Before and after satellite images reveal shocking extent of tornadoes’ destruction

More than 80 people are feared dead and hundreds of thousands of customers are without power

Satellite imagery shows before and after of the Mayfield candle factory

Satellite images of the tornadoes that swept through six states in the US show the extent of damage and destruction they left in their wake.

Scores are feared dead across the midwest and the southern US following the string of strong nocturnal tornadoes overnight between Friday and Saturday.

The winter storm began in the early hours on Friday and tore through tore through Arkansas, Illinois, Kentucky, Mississippi, Missouri and Tennessee.

In Illinois, an Amazon warehouse, where the roof and a wall the length of a football field caved in, collapsed, killing at six people.

Images provided by Colorado-based space technology firm Maxar Technologies showed the destruction of the warehouse in Edwardsville.
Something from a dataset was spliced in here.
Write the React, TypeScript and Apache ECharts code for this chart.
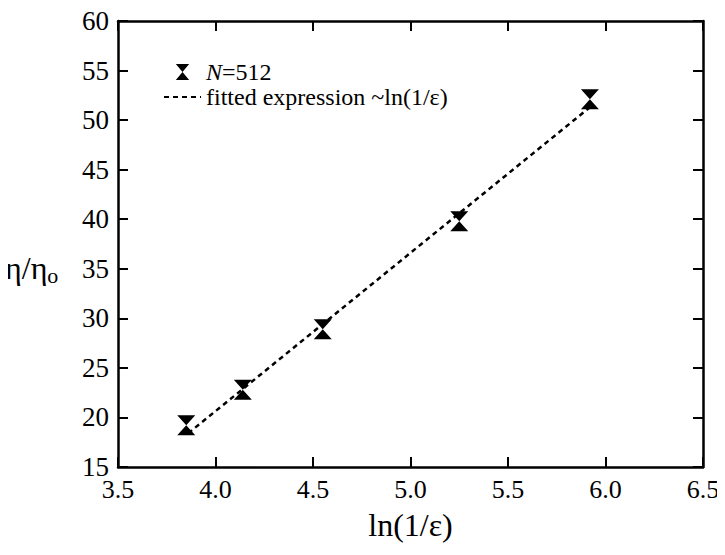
import React, { useEffect, useRef } from "react";
import * as echarts from "echarts";

const lnInvEps = [3.85, 4.14, 4.55, 5.25, 5.92];
const etaRatio = [19.2, 22.8, 28.9, 39.8, 52.1];
const fitX = [3.86, 5.92];
const fitY = [18.4, 51.3];
const xTicks = { min: 3.5, max: 6.5, interval: 0.5 };
const yTicks = { min: 15, max: 60, interval: 5 };

const FONT = "'Liberation Serif', 'Times New Roman', serif";
const HOURGLASS = "path://M0,0 L10,0 L5,6 Z M5,6 L10,12 L0,12 Z";

export default function App() {
  const ref = useRef<HTMLDivElement>(null);
  useEffect(() => {
    if (!ref.current) return;
    const chart = echarts.init(ref.current, undefined, { renderer: "svg" });
    const axisLine = { show: true, lineStyle: { color: "#000", width: 2.5 } };
    const tick = { show: true, inside: true, length: 10, lineStyle: { color: "#000", width: 2 } };
    chart.setOption({
      animation: false,
      backgroundColor: "#fff",
      textStyle: { fontFamily: FONT },
      grid: { left: 118, right: 22, top: 21, bottom: 88 },
      legend: {
        orient: "vertical",
        left: 158,
        top: 55,
        itemWidth: 37,
        itemHeight: 16,
        itemGap: 1,
        textStyle: {
          fontFamily: FONT,
          fontSize: 24,
          color: "#000",
          rich: { i: { fontFamily: FONT, fontSize: 24, fontStyle: "italic", color: "#000" } },
        },
        formatter: (name: string) => (name === "N=512" ? "{i|N}=512" : name),
        data: [
          { name: "N=512" },
          { name: "fitted expression ~ln(1/ε)", itemStyle: { opacity: 0 } },
        ],
      },
      xAxis: [
        {
          type: "value",
          ...xTicks,
          axisLine,
          axisTick: tick,
          splitLine: { show: false },
          axisLabel: {
            color: "#000",
            fontFamily: FONT,
            fontSize: 26,
            margin: 9,
            formatter: (v: number) => v.toFixed(1),
          },
          name: "ln(1/ε)",
          nameLocation: "middle",
          nameGap: 42,
          nameTextStyle: { color: "#000", fontFamily: FONT, fontSize: 32 },
        },
        {
          type: "value",
          position: "top",
          ...xTicks,
          axisLine,
          axisTick: tick,
          splitLine: { show: false },
          axisLabel: { show: false },
        },
      ],
      yAxis: [
        {
          type: "value",
          ...yTicks,
          axisLine,
          axisTick: tick,
          splitLine: { show: false },
          axisLabel: { color: "#000", fontFamily: FONT, fontSize: 27, margin: 9 },
        },
        {
          type: "value",
          position: "right",
          ...yTicks,
          axisLine,
          axisTick: tick,
          splitLine: { show: false },
          axisLabel: { show: false },
        },
      ],
      graphic: [
        {
          type: "text",
          left: 5,
          top: 252,
          style: {
            text: "η/η{s|o}",
            fontFamily: FONT,
            fontSize: 32,
            fill: "#000",
            rich: { s: { fontFamily: FONT, fontSize: 22, fill: "#000", padding: [14, 0, 0, 0] } },
          },
        },
      ],
      series: [
        {
          name: "fitted expression ~ln(1/ε)",
          type: "line",
          symbol: "none",
          showSymbol: false,
          data: fitX.map((x, i) => [x, fitY[i]]),
          lineStyle: { color: "#000", width: 2.5, type: [5, 4] },
          itemStyle: { color: "#000" },
          z: 2,
        },
        {
          name: "N=512",
          type: "scatter",
          symbol: HOURGLASS,
          symbolSize: [18, 20],
          data: lnInvEps.map((x, i) => [x, etaRatio[i]]),
          itemStyle: { color: "#000", opacity: 1 },
          z: 3,
        },
      ],
    });
    return () => chart.dispose();
  }, []);
  return <div ref={ref} style={{ width: 725, height: 555, margin: -8 }} />;
}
A nursing home in Monette, Arkansas, was also hit by a Tornado, killing a 94-year-old man. In Tennessee, four people were reported dead. A candle factory in Kentucky was completely devastated by the tornado, leaving eight employees dead and six still missing.

Kentucky governor Andy Beshear said on Sunday that the estimated death toll might cross 75. He said more than 70 people could have died after “one of the toughest nights in Kentucky history”.
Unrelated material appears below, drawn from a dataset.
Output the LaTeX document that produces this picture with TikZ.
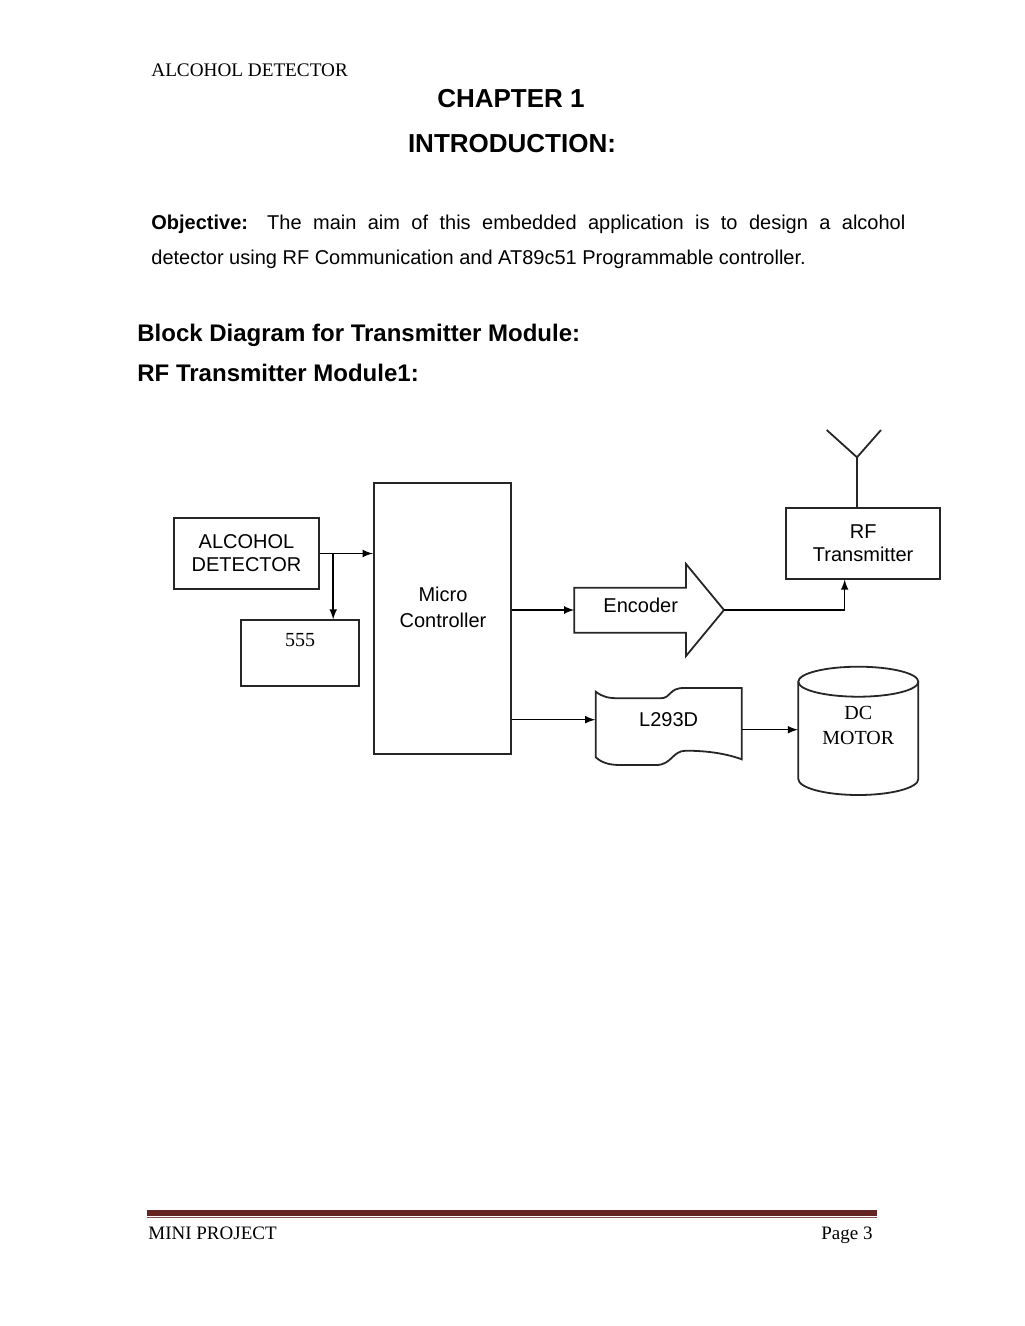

This combination of satellite images shows Mayfield Consumer Products candle factory and nearby buildings, in Mayfield, Kentucky, on 28 January 2017 (top), and below on Saturday, 11 December 2021, after a tornado caused heavy damage in the area

Rescue teams are still combing through the devastation and wreckage left by the tornadoes and are looking for any survivors. On Sunday, officials said the death toll was more than 80.

US President Joe Biden said on Saturday that he had approved an emergency declaration for Kentucky, allowing federal resources to flow into the state.

“We’re going to get through this, and we’re going to get through this together. The federal government is not going to walk away,” Joe Biden said at a press conference.

This combination of satellite images shows an overview of downtown Mayfield, Kentucky on 28 January 2017 (top), and below on Saturday, 11 December 2021, after a tornado caused heavy damage in the area

The tornadoes that tore across the US this weekend may have produced the single longest twister in US history. The cluster, now being called the “Quad-State Tornado,” spawned more than 30 different tornadoes that traveled across six different states, including one tornado that may have traveled more than 230 miles alone.

The National Weather Service is now conducting ground surveys to analyse the historic storms and their record-breaking potential.

This combination of satellite images shows homes and buildings in Mayfield, Kentucky on 28 January 2017 (top) and below on Saturday, 11 December 2021, after a tornado caused heavy damage in the area

Researchers have suggested that in recent years, tornadoes seem to be occurring in greater “clusters”, according to The New York Times.

It has also been noticed that the tornado alley in the Great Plains — where most tornadoes occur — appear to be moving eastward.

According to PowerOutage.us, an ongoing project created to track, record, and aggregate power outages across the United States, hundreds of thousands of customers in Kentucky, Tennessee, Michigan and New York are without power.